2008/04/05(土)ストロボの色補正2

 ストロボにフィルターをかけるという発想は、普通はないですね。レンズの前につけるのが一般的な使い方です。

 手元にあるcokin(コッキン)のフィルターのなかに、ストロボ用とレンズ用がセットになっているものがあります。現在ケンコーが販売している83mm角ではなく、ひとまわり小さい古いタイプのものです。
 レンズ用の色と逆の色(補色)がセットになっていて、一方をストロボにつけることで、面白い表現が可能になります。

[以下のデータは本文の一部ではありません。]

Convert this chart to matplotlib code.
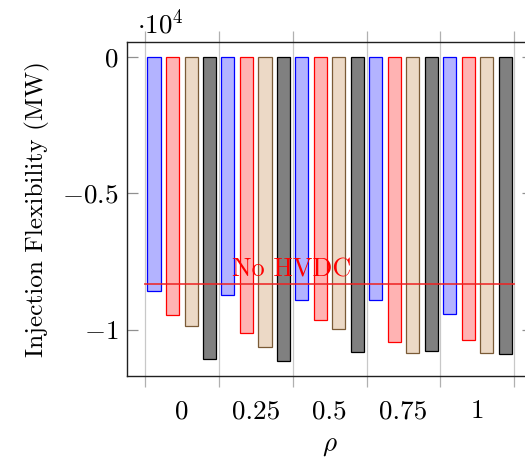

 夕焼けを強調するためにオレンジ色のフィルターをレンズの前につけたとします。当然、画面全体がオレンジ色になります。もし、近くに人物がいたら、人物もオレンジ色になってしまいます。
 補色のフィルター(シアングリーン)をストロボにつけて撮ると、ストロボ光が届く人物だけはオレンジ色と相殺されて、普通の発色になります。結果として、遠景はオレンジ色、人物は普通の色になるわけです。

 実際には、この理屈どおりにはいきません。ストロボ光の効き具合によって微妙に発色が変わります。完全に一致して普通の色になるよりは、少しオレンジ側にズレたほうが自然な感じですね。

 コマーシャル系のプロは、こうしたテクニックをよく使うようです。cokinみたいな濃いフィルターを使うことは稀で、5%かせいぜい10%程度の淡い色が多いですね。
 植物の緑を強調するために05GのCCフィルターをレンズにつけ、ストロボに補色の05Mをつけて人物だけに当てる・・なんて使い方をするわけです。
 問題は、ストロボの影になる部分に05Gのグリーンが残ることです。これを打ち消すために、影の部分にマゼンタがのるフィルム(例えばVelvia)を使って、現像時の増減感をいくつにするか、というところまで計算するそうです。

 お金が取れる写真というのは、相当な手間暇とテクニックが要りますね。